# Want to switch puppy to RAW-- Mom disagrees



## dystopiamachine (Jul 8, 2010)

Hey, how are you guys.  I have a 14 week male rescue GSD(maybe a mix) that is now the love of my life. His temper is amazing (besides silly puppy stuff) and he trains quickly, just need a little bit more potty training work and I'm gonna claim my Spencer the best puppy out there... but of course everyone says that. 

The only issue I'm having right now is that, as I read up on a lot of puppy stuff, I've been taking a liking to RAW diets since of course dogs are obligate carnivores, no one should expect them to thrive on just a kibble meal. I also hear that the dog's health is better, the coat is shinier, they smell better etc. So I wanted to give it all a try!

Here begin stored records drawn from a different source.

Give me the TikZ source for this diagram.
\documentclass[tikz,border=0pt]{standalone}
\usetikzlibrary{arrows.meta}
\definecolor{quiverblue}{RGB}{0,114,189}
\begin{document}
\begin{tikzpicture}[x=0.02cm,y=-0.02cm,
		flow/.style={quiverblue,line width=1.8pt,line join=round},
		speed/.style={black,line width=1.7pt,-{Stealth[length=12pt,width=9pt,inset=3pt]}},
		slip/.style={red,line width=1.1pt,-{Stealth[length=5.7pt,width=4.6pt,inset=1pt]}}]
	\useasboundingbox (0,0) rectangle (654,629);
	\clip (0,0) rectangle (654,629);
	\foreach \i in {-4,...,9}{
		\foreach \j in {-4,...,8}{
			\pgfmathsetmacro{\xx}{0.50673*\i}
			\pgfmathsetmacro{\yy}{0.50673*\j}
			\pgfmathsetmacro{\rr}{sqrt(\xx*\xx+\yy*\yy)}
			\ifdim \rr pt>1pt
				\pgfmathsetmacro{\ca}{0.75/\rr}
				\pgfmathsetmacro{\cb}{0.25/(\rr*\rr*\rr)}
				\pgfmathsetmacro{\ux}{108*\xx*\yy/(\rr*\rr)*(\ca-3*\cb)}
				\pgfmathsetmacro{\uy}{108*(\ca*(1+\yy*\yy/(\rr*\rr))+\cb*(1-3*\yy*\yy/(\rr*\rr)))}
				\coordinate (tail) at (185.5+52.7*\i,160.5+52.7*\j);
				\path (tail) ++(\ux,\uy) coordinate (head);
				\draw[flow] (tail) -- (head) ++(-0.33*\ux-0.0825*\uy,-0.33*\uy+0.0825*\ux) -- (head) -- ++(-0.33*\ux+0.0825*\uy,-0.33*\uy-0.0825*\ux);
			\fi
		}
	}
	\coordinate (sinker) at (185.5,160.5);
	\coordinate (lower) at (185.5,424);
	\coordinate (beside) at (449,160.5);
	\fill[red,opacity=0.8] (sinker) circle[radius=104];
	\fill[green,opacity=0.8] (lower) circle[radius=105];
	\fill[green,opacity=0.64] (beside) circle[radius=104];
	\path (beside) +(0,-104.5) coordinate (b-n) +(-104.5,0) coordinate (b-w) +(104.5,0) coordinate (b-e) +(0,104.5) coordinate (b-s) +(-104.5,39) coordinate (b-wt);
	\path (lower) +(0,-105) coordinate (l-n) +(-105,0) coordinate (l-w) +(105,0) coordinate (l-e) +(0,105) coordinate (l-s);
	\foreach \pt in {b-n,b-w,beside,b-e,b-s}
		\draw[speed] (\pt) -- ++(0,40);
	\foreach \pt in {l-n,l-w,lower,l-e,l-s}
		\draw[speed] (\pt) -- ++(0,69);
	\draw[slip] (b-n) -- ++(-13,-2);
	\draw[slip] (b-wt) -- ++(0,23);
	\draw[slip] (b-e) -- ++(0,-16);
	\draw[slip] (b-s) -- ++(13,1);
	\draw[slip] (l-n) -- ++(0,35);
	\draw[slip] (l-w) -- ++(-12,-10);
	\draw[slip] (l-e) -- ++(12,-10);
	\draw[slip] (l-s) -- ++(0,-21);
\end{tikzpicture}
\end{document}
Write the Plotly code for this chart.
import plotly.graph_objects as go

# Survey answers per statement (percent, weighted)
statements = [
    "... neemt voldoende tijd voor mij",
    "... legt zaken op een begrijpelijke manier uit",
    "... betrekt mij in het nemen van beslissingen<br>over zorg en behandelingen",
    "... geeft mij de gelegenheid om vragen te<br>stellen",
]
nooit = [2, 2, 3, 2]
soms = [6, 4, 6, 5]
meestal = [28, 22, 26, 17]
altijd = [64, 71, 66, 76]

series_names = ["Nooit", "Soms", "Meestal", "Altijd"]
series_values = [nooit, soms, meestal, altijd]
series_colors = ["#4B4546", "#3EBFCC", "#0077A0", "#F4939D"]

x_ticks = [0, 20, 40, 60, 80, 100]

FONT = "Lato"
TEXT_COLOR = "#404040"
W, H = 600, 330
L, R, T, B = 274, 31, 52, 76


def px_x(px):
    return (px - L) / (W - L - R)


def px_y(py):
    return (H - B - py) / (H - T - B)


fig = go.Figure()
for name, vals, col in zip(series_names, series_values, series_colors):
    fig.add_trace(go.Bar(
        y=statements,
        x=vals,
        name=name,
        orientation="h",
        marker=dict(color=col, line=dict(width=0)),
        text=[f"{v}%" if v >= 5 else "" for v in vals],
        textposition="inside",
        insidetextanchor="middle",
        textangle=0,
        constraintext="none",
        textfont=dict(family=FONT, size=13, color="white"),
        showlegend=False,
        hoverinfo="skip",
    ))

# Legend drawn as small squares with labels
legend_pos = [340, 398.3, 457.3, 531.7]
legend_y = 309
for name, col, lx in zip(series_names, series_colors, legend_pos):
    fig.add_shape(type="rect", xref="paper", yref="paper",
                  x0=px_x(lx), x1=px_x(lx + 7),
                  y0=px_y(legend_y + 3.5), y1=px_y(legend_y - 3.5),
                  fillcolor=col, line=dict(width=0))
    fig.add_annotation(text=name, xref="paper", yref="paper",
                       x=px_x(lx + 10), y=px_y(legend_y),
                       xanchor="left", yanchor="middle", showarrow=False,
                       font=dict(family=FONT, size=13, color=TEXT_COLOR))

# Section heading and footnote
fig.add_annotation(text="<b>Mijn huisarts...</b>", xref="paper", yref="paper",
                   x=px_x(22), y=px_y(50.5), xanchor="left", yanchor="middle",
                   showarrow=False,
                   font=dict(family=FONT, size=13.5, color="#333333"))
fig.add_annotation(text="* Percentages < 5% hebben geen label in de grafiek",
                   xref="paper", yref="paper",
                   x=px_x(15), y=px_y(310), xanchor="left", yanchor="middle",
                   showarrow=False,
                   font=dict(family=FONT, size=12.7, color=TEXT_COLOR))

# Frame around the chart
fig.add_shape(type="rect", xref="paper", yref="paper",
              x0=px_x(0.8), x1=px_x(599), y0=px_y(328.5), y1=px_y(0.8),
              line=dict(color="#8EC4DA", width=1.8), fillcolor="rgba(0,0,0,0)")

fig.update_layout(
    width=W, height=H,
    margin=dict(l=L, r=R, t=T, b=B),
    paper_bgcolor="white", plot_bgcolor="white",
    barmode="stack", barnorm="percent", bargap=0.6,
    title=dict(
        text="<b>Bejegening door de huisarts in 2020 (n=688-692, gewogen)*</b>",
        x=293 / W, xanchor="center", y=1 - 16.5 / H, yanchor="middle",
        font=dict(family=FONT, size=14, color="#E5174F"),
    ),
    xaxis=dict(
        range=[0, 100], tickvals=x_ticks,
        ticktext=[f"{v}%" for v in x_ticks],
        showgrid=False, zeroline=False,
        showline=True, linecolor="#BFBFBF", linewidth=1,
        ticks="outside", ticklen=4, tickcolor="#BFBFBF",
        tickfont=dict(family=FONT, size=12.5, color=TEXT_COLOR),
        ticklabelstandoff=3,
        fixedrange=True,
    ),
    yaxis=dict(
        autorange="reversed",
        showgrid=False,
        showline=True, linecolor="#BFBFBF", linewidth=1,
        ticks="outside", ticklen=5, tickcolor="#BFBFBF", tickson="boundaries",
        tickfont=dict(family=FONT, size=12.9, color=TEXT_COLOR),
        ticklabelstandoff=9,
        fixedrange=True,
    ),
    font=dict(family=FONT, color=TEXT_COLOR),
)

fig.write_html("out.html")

Unfortunately my mother disagrees, and she funds most of his meals. She was brought up in the ages where dogs were fed low quality kibble and tied to trees, so she thinks that all this house training and different diets and everything I'm doing to give Spencer THE BEST QUALITY OF LIFE I CAN are nonsense.

Right now, Spencer is fed on plain ol' puppy chow (yikes!) and I'm doing my best to convince her to at the very least put some raw meat into his kibble. The only thing she seems to want to agree to (at least marginally) is raw eggs and what she calls 'crap meat'-- turkey necks, organ meats and such.

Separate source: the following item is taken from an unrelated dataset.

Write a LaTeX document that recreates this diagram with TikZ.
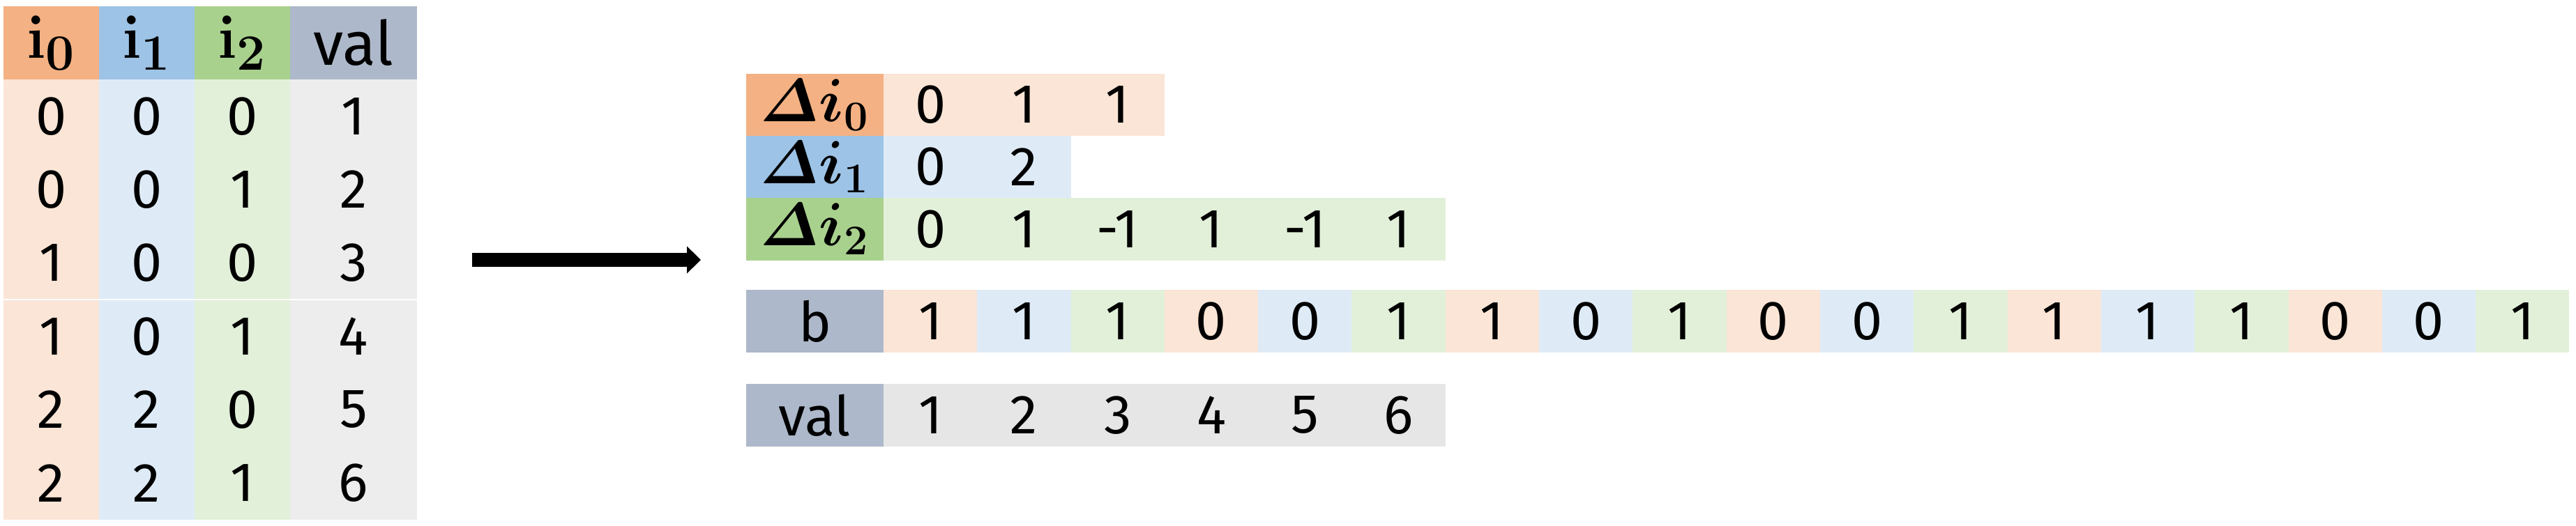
\documentclass[tikz,border=0pt]{standalone}
\usepackage{amsmath}
\usepackage{bm}
\usepackage[no-math]{fontspec}
\setmainfont{Fira Sans}
\usetikzlibrary{arrows.meta}
\definecolor{cOrange}{RGB}{244,177,131}
\definecolor{cOrangeL}{RGB}{251,229,214}
\definecolor{cBlue}{RGB}{157,195,230}
\definecolor{cBlueL}{RGB}{222,235,247}
\definecolor{cGreen}{RGB}{169,209,142}
\definecolor{cGreenL}{RGB}{226,240,217}
\definecolor{cSlate}{RGB}{173,185,202}
\definecolor{cGrayL}{RGB}{237,237,237}
\definecolor{cGrayM}{RGB}{230,230,230}
\tikzset{
	% left table
	tcell/.style={rectangle, inner sep=0pt, outer sep=0pt, minimum width=1.37cm, minimum height=1.053cm, font=\fontsize{22.5}{27}\selectfont},
	thead/.style={tcell, minimum height=1.05cm, font=\fontsize{25}{30}\selectfont},
	% delta / b / val rows
	vcell/.style={rectangle, inner sep=0pt, outer sep=0pt, minimum width=1.343cm, minimum height=0.895cm, font=\fontsize{22.5}{27}\selectfont},
	vhead/.style={vcell, minimum width=1.97cm, font=\fontsize{25}{30}\selectfont},
	bigarrow/.style={-{Triangle[length=0.2cm, width=0.38cm]}, line width=0.2cm},
}
\begin{document}
\begin{tikzpicture}[x=0.01cm, y=-0.01cm]
	\useasboundingbox (0,0) rectangle (3694,755);
	% coordinate table
	\foreach \c/\lab/\col in {0/{$\mathbf{i_0}$}/cOrange, 1/{$\mathbf{i_1}$}/cBlue, 2/{$\mathbf{i_2}$}/cGreen} {
		\node[thead, fill=\col, font=\fontsize{28}{32}\selectfont] (h\c) at ({73.5+137*\c},61.5) {\lab};
	}
	\node[thead, fill=cSlate, minimum width=1.82cm] (hv) at (507,61.5) {val};
	\foreach \r/\a/\b/\c/\v in {1/0/0/0/1, 2/0/0/1/2, 3/1/0/0/3, 4/1/0/1/4, 5/2/2/0/5, 6/2/2/1/6} {
		\pgfmathsetmacro{\yc}{114+105.33*(\r-0.5)}
		\node[tcell, fill=cOrangeL] (t\r-0) at (73.5,\yc) {\a};
		\node[tcell, fill=cBlueL] (t\r-1) at (210.5,\yc) {\b};
		\node[tcell, fill=cGreenL] (t\r-2) at (347.5,\yc) {\c};
		\node[tcell, fill=cGrayL, minimum width=1.82cm] (t\r-v) at (507,\yc) {\v};
	}
	\draw[white, line width=0.6pt] (5,430) -- (598,430);
	% arrow
	\coordinate (arrS) at (677,373);
	\coordinate (arrE) at (1005,373);
	\draw[bigarrow] (arrS) -- (arrE);
	% delta rows
	\node[vhead, fill=cOrange] (dh0) at (1168.5,150.5) {$\bm{\varDelta i_0}$};
	\node[vhead, fill=cBlue] (dh1) at (1168.5,239.5) {$\bm{\varDelta i_1}$};
	\node[vhead, fill=cGreen] (dh2) at (1168.5,329) {$\bm{\varDelta i_2}$};
	\foreach \v [count=\k] in {0,1,1}
		\node[vcell, fill=cOrangeL] (d0-\k) at ({1267+134.3*(\k-0.5)},150.5) {\v};
	\foreach \v [count=\k] in {0,2}
		\node[vcell, fill=cBlueL] (d1-\k) at ({1267+134.3*(\k-0.5)},239.5) {\v};
	\foreach \v [count=\k] in {0,1,-1,1,-1,1}
		\node[vcell, fill=cGreenL] (d2-\k) at ({1267+134.3*(\k-0.5)},329) {\v};
	% bit row
	\node[vhead, fill=cSlate, font=\fontsize{22.5}{27}\selectfont] (bh) at (1168.5,461) {b};
	\foreach \k/\v/\col in {1/1/cOrangeL, 2/1/cBlueL, 3/1/cGreenL, 4/0/cOrangeL, 5/0/cBlueL, 6/1/cGreenL,
		7/1/cOrangeL, 8/0/cBlueL, 9/1/cGreenL, 10/0/cOrangeL, 11/0/cBlueL, 12/1/cGreenL,
		13/1/cOrangeL, 14/1/cBlueL, 15/1/cGreenL, 16/0/cOrangeL, 17/0/cBlueL, 18/1/cGreenL}
		\node[vcell, fill=\col] (b-\k) at ({1267+134.3*(\k-0.5)},461) {\v};
	% value row
	\node[vhead, fill=cSlate, font=\fontsize{22.5}{27}\selectfont] (vh) at (1168.5,596) {val};
	\foreach \v [count=\k] in {1,2,3,4,5,6}
		\node[vcell, fill=cGrayM] (v-\k) at ({1267+134.3*(\k-0.5)},596) {\v};
\end{tikzpicture}
\end{document}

My question is, what is the best way to go about this for a 14 week old puppy, and in a way that will at least be somewhat satisfactory for my mother? What meats should he or shouldn't he eat and in what amounts? I don't want to talk about percentages of minuscule elemental properties, fatty acids, phosphates and all that crazy stuff-- I just want to feed my poor puppy something better!

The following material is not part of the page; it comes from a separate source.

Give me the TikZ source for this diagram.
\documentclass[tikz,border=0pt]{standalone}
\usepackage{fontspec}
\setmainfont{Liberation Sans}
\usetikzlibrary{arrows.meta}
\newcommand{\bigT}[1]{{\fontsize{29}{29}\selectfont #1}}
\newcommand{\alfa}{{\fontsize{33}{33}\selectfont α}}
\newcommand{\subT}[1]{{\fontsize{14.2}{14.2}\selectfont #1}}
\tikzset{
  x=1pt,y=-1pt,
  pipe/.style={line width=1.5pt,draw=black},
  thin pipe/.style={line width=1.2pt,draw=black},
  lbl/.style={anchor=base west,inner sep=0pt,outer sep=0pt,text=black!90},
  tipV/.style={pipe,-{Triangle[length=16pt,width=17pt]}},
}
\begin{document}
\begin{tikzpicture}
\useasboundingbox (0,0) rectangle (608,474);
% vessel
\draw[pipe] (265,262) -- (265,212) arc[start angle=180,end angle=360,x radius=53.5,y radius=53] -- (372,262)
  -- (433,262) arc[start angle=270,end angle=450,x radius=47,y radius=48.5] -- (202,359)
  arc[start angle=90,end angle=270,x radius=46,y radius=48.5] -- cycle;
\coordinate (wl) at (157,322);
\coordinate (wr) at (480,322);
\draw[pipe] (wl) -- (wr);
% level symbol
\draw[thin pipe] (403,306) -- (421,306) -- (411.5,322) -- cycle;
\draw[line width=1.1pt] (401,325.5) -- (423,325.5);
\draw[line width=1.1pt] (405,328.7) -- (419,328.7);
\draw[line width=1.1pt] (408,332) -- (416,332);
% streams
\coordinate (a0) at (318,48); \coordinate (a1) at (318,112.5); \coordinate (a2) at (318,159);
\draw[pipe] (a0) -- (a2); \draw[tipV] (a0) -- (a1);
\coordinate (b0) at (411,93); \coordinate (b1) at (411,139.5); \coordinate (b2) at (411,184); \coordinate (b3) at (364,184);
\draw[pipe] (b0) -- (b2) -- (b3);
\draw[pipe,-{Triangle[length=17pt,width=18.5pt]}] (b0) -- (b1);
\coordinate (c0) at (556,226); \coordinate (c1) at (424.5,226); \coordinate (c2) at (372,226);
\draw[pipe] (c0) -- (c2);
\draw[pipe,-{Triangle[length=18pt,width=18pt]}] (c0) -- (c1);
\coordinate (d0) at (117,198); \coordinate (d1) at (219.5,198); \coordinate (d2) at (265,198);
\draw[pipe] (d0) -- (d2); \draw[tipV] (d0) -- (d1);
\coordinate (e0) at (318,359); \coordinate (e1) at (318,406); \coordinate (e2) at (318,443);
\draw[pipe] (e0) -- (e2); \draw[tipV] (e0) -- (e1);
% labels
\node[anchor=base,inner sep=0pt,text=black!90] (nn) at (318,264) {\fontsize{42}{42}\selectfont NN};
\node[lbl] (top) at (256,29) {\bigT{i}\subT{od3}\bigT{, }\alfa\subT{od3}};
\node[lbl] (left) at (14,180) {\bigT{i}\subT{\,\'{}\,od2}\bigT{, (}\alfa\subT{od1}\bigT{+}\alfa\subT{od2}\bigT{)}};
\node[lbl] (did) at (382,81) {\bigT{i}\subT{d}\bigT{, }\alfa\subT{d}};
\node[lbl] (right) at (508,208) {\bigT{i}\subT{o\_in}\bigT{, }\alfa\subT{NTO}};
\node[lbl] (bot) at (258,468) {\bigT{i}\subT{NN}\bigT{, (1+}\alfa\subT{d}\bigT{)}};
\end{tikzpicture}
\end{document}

So, that being said, can you guys help me?


----------



## onyx'girl (May 18, 2007)

Do a presentation for your mother weighing the pros and cons to the diet she is supplying...then get a job, do chores or whatever to fund what you'd really like to feed. The threads here are full of info on nutrition, you wouldn't have to do much research-its already been done over and over by the board members here!
edit:
Your mom should be proud that you are showing responsiblity in trying to provide the best for your rescue, and thanks for rescuing!


----------



## Stosh (Jun 26, 2010)

Well, the things she's agreeing to aren't so bad. Maybe set up a budget of how much it would cost- chicken leg quarters can be found on sale often, yogurt, sweet potatoes, frozen green beans aren't expensive items. You can get some fairly decent dry foods at feed or bulk food stores and supplement with raw if you can't go all the way raw. Good for you for wanting the best for the best dog in the world! I bet your mom will be willing to meet you halfway, and if she does, great! Halfway is better than nothing, right?


----------



## dystopiamachine (Jul 8, 2010)

@onyx'girl: I used to have a job but currently I'm on disability for a back injury, most of my money that's not going to school goes to the puppy. Still my mother helps (he really is the whole family's dog) and I'm very thankful for that, but she needs to drop her old school ways! Thank you though.


----------



## Mac's Mom (Jun 7, 2010)

onyx'girl said:


> Do a presentation for your mother weighing the pros and cons to the diet she is supplying...then get a job, do chores or whatever to fund what you'd really like to feed.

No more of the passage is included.